All the best games are easy to learn and difficult to master. They should reward the first quarter and the hundredth.

When I first heard his law, I thought “That is exactly why I love DOK 3!!” Yes, I realize how nerdy that is, but I’ve learned to embrace it. To explain what I mean, try solving the problem below:
Using the digits 1 to 9, at most one time each, place a digit in each box to make a sum that is as close to 1000 as possible.


This is the kind of problem that takes people many attempts to figure out. So, when you’re ready to see the answer to this problem, head over to Open Middle.


Easy To Learn
Beginning this problem is fairly straightforward. Just place the nine digits in their own box and find the sum. As a result, every person begins with success. So, this problem is “easy to learn.”


Difficult To Master
However, you quickly realize that randomly choosing digits won’t be effective in the long run and so you have to think strategically by using your conceptual understanding of place value. For example, lets say you get a sum of 1044, how do you change your digits so that you don’t get even farther from 1000? So, this problem is also “difficult to master.”


I used to describe DOK 3 problems like the one you just tried by saying they had a very low floor (so that anyone can attempt them) but very high ceilings (so that they challenge even the most advanced students). That wasn’t so bad, but there is something elegant about describing them as “Easy to learn and difficult to master.”

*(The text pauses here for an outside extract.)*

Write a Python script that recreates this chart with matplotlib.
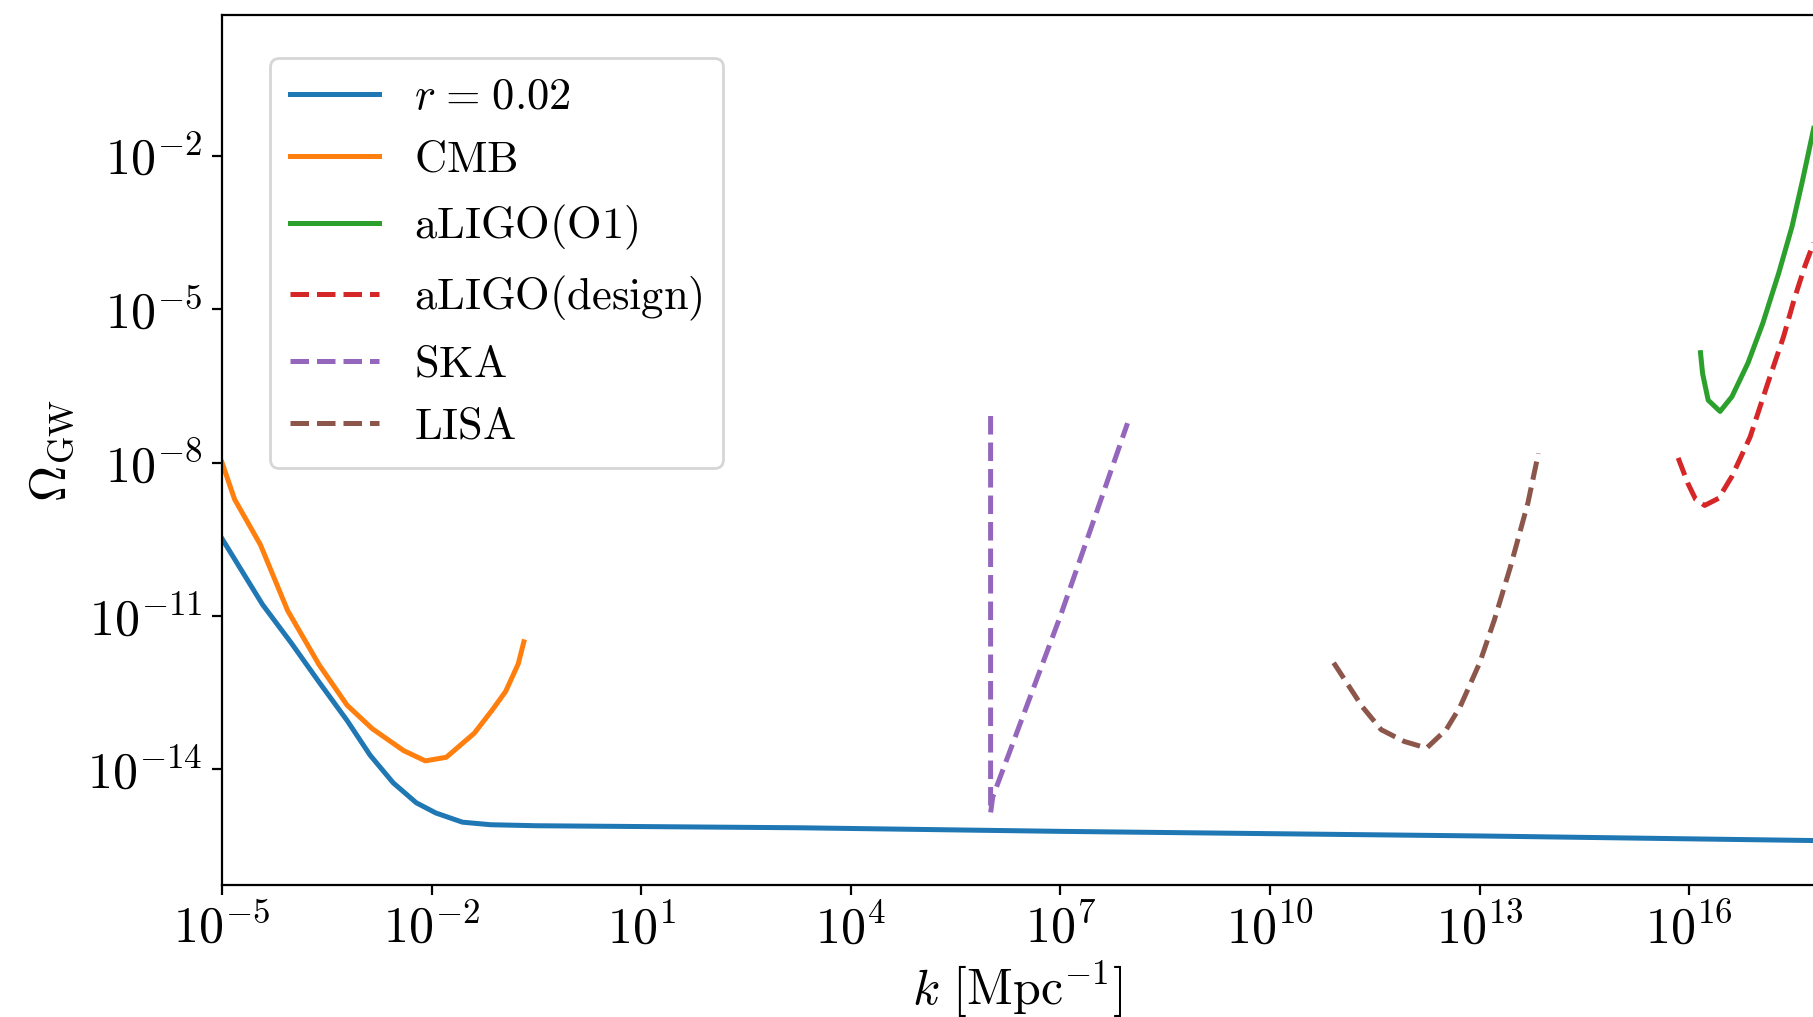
import numpy as np
import matplotlib
matplotlib.use("Agg")
import matplotlib.pyplot as plt
from matplotlib import ticker

plt.rcParams['mathtext.fontset'] = 'cm'
plt.rcParams['font.family'] = 'serif'
plt.rcParams['font.serif'] = ['cmr10', 'DejaVu Serif']
plt.rcParams['axes.formatter.use_mathtext'] = True

# ---- data (log10 k [Mpc^-1], log10 Omega_GW) ----
r002_logk = [-5.0, -4.42, -4.01, -3.61, -3.21, -2.88, -2.55, -2.22, -1.94, -1.56,
             -1.16, -0.50, 3.28, 7.0, 13.0, 17.8]
r002_logO = [-9.49, -10.78, -11.53, -12.30, -13.05, -13.73, -14.27, -14.66, -14.86,
             -15.04, -15.09, -15.11, -15.15, -15.22, -15.31, -15.40]

cmb_logk = [-5.0, -4.82, -4.45, -4.06, -3.61, -3.21, -2.85, -2.40, -2.09, -1.79,
            -1.39, -1.13, -0.94, -0.76, -0.68]
cmb_logO = [-8.00, -8.72, -9.61, -10.90, -11.96, -12.75, -13.21, -13.64, -13.84,
            -13.77, -13.30, -12.84, -12.48, -11.94, -11.51]

o1_logk = [16.16, 16.19, 16.27, 16.44, 16.61, 16.84, 17.05, 17.28, 17.47, 17.62, 17.78]
o1_logO = [-5.85, -6.26, -6.78, -7.00, -6.71, -6.05, -5.28, -4.29, -3.38, -2.48, -1.46]

design_logk = [15.84, 15.98, 16.09, 16.22, 16.42, 16.61, 16.87, 17.12, 17.35, 17.50, 17.65, 17.78]
design_logO = [-7.91, -8.41, -8.72, -8.84, -8.70, -8.27, -7.50, -6.46, -5.53, -4.81, -4.17, -3.70]

ska_logk = [6.0, 6.0, 6.03, 7.0, 7.96]
ska_logO = [-7.09, -14.86, -14.55, -11.0, -7.23]

lisa_logk = [10.91, 11.32, 11.59, 11.92, 12.24, 12.52, 12.72, 13.00, 13.21, 13.44, 13.69, 13.84]
lisa_logO = [-11.92, -12.78, -13.23, -13.46, -13.59, -13.23, -12.78, -11.92, -11.08,
             -10.04, -8.79, -7.82]

labels = [r'$r\hspace{0.1}=\hspace{0.1}0.02$', r'$\mathrm{CMB}$', r'$\mathrm{aLIGO(O1)}$',
          r'$\mathrm{aLIGO(design)}$', r'$\mathrm{SKA}$', r'$\mathrm{LISA}$']

xtick_exps = list(range(-5, 18, 3))
ytick_exps = [-14, -11, -8, -5, -2]

fig = plt.figure(figsize=(1813 / 200, 1017 / 200), dpi=200)
ax = fig.add_axes([222 / 1813, 1 - 885 / 1017, 1 - 222 / 1813, (885 - 15) / 1017])

def p(lk, lo):
    return 10.0 ** np.array(lk), 10.0 ** np.array(lo)

LW = 1.8
ax.plot(*p(r002_logk, r002_logO), color='C0', lw=LW, label=labels[0])
ax.plot(*p(cmb_logk, cmb_logO), color='C1', lw=LW, label=labels[1])
ax.plot(*p(o1_logk, o1_logO), color='C2', lw=LW, label=labels[2])
ax.plot(*p(design_logk, design_logO), color='C3', lw=LW, ls='--', label=labels[3])
ax.plot(*p(ska_logk, ska_logO), color='C4', lw=LW, ls='--', label=labels[4])
ax.plot(*p(lisa_logk, lisa_logO), color='C5', lw=LW, ls='--', label=labels[5])

ax.set_xscale('log')
ax.set_yscale('log')
ax.set_xlim(1e-5, 10 ** 17.77)
ax.set_ylim(10 ** -16.27, 10 ** 0.76)
ax.spines['right'].set_visible(False)

fmt = ticker.FuncFormatter(lambda v, pos: r'$10^{%d}$' % int(round(np.log10(v))))
ax.xaxis.set_major_locator(ticker.FixedLocator([10.0 ** e for e in xtick_exps]))
ax.yaxis.set_major_locator(ticker.FixedLocator([10.0 ** e for e in ytick_exps]))
ax.xaxis.set_major_formatter(fmt)
ax.yaxis.set_major_formatter(fmt)
ax.xaxis.set_minor_locator(ticker.NullLocator())
ax.yaxis.set_minor_locator(ticker.NullLocator())
ax.tick_params(labelsize=18)

ax.set_xlabel(r'$k\ [\mathrm{Mpc}^{-1}]$', fontsize=18, labelpad=2)
ax.set_ylabel(r'$\Omega_{\mathrm{GW}}$', fontsize=18)

ax.legend(loc='upper left', bbox_to_anchor=(270 / 1813, 1 - 58 / 1017),
          bbox_transform=fig.transFigure, borderaxespad=0, fontsize=16,
          borderpad=0.45, labelspacing=0.5)

fig.savefig('out.png', dpi=200)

What do you think? How do you describe problems like these? Let me know in the comments.


  1. I really appreciate the elegant description of these types of problems as “Easy to learn and difficult to master” much more than the old saying “very low floor and high ceiling” because this new description is much easier to use within the classroom setting with students of ALL ages and abilities. The students better understand the depths in which we are all able to go as we dig into mathematics when they are supported by this idea. Many students from various backgrounds, life experiences, who may be our ELLs or MLLs, as well as our students with learning disabilities and accelerated learners are able to learn how to begin math problems with relatively no problem and with ease. However, when many of these students are asked to use the application of math models, math strategies, or written explanations to help explain their thinking and prove their work this math task or math problem suddenly makes students frustrated and no longer confident in their math skills even though they may be able to set-up the problem correctly and even get the correct answer. I have had many highly intelligent students explain to me that they can just do the math, but they can’t explain the how or the why behind their work. For this reason, I encourage ALL students and teachers at all ability levels to explore their deeper understanding of math problems by getting the manipulatives and drawing paper out of the cupboards and having them always out and ready to be used for math problem exploration and explanations.

    • Thanks for unpacking this, Sarah. The familiar reality of “they can just do the math, but they can’t explain the how or the why behind their work.” speaks volumes about what our priorities have traditionally been in math education. Undoing that to reprioritize things like explaining your thinking or applying mathematics (via math modeling) won’t happen overnight, unfortunately.